— start DATASET SECTION —

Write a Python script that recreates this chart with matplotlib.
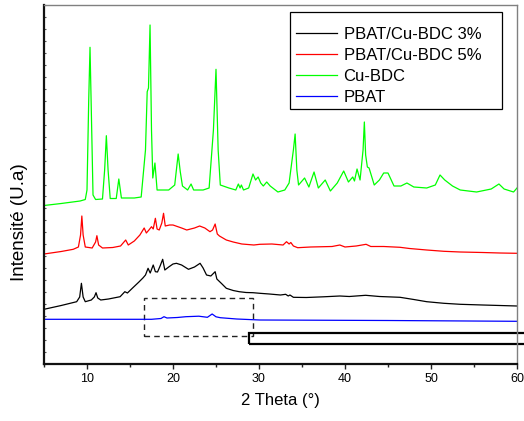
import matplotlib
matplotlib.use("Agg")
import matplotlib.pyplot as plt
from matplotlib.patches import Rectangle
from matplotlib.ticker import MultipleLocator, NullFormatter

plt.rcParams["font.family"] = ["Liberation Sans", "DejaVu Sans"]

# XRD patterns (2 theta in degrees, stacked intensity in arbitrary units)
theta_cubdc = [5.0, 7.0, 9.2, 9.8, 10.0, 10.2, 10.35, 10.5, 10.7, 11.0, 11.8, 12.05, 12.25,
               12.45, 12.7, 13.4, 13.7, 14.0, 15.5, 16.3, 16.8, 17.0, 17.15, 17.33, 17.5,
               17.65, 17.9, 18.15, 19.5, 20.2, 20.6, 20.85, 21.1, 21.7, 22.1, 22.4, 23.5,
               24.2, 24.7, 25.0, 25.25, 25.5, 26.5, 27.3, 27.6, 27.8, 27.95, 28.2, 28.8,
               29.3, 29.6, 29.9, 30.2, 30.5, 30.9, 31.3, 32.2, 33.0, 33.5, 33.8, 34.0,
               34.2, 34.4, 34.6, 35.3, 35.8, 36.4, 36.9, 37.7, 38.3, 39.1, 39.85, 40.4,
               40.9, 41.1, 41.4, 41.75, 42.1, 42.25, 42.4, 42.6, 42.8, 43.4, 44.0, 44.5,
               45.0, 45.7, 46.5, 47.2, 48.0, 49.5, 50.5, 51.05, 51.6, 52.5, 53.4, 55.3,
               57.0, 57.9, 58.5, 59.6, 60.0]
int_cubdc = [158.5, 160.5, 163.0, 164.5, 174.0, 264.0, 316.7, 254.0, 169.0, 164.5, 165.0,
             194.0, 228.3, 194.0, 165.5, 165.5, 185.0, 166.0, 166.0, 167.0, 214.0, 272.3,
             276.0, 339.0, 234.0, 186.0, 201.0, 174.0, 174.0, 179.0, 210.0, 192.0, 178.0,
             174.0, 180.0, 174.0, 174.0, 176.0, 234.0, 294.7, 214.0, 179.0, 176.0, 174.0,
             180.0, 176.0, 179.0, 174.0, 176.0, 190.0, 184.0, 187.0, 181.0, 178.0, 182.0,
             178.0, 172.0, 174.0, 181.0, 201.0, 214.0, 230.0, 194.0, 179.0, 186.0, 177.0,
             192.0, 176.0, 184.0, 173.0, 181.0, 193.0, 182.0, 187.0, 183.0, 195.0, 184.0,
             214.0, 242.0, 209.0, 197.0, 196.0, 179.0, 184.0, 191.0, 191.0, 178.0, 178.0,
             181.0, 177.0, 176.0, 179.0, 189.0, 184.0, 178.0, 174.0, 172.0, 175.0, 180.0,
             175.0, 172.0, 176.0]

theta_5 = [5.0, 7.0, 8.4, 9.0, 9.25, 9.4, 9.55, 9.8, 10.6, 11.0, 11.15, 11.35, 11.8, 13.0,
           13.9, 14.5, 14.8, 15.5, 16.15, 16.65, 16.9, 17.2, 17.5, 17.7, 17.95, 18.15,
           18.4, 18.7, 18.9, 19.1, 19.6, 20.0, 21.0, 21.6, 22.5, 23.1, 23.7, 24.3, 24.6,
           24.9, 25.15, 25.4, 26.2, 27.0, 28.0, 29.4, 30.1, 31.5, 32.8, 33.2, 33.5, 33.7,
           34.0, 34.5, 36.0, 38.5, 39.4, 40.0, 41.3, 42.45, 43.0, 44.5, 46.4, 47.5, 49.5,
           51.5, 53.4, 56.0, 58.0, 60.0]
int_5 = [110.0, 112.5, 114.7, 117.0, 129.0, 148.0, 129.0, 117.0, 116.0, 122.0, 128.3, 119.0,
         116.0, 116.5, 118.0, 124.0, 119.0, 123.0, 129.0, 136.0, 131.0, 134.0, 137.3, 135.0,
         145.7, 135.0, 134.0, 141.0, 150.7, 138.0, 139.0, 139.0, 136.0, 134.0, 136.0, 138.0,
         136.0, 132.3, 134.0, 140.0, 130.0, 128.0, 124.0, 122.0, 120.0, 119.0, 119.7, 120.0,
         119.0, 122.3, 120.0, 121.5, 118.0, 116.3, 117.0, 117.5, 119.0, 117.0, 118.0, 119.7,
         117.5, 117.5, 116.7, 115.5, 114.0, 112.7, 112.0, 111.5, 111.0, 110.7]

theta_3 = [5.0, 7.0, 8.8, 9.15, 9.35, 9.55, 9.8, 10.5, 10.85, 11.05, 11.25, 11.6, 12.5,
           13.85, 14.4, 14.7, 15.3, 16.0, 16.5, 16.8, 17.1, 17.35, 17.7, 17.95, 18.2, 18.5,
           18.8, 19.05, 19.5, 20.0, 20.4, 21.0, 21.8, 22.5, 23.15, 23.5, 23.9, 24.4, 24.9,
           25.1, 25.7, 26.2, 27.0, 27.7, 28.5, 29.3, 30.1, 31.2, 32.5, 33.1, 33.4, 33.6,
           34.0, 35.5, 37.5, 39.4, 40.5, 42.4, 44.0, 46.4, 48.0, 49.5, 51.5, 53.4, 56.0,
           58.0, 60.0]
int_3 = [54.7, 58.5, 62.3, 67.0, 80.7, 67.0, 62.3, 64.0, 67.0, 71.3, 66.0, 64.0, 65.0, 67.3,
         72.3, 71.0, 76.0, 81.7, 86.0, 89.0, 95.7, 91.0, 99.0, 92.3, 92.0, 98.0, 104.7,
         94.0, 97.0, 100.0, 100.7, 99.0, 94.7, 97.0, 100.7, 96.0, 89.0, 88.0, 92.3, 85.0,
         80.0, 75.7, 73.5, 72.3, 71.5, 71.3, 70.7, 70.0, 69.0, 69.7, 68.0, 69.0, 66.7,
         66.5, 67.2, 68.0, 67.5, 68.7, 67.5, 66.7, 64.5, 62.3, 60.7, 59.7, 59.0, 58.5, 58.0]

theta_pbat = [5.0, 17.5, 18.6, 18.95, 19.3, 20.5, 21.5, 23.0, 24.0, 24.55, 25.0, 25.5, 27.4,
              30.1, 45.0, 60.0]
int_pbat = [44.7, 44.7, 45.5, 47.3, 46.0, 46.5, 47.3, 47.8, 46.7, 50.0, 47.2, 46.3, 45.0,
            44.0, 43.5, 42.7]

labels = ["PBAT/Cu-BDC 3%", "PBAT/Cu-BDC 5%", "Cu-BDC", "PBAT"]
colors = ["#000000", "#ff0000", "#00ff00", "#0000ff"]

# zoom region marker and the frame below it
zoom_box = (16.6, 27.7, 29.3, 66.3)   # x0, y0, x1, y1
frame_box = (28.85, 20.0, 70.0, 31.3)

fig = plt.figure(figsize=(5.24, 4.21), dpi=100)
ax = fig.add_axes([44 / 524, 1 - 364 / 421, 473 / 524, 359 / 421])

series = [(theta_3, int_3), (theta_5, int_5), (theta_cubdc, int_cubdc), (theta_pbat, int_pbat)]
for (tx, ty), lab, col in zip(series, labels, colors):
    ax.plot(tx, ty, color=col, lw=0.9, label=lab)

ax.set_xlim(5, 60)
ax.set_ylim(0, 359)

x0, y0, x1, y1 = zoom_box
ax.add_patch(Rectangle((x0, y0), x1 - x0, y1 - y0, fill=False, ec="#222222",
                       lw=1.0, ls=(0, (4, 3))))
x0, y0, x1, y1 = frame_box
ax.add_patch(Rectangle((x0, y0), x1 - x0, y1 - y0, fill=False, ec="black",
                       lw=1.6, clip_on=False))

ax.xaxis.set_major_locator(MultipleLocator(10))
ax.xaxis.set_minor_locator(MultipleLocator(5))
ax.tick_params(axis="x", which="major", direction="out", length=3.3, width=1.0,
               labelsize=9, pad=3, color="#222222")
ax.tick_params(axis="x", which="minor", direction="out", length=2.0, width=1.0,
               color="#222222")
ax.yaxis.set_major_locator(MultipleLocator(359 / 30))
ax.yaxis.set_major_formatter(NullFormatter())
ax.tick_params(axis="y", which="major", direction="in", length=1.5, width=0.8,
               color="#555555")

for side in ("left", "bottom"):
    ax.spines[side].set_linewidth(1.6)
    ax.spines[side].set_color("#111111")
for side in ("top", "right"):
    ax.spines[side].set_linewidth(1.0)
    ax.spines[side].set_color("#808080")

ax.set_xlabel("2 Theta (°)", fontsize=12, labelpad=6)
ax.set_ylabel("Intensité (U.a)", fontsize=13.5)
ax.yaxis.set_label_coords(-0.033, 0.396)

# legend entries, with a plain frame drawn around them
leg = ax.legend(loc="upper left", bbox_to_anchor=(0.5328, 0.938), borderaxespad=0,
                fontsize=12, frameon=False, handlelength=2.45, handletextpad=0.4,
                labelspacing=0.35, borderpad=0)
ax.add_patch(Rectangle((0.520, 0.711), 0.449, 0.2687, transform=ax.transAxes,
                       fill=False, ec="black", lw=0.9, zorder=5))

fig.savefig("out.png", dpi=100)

— end DATASET SECTION —

## [WORK TO BE COMPLETED]
Select and copy each line from the data that includes the word "with".

## [OUTPUT FOR THIS EXERCISE]
Write a Python script that recreates this chart with matplotlib.
# legend entries, with a plain frame drawn around them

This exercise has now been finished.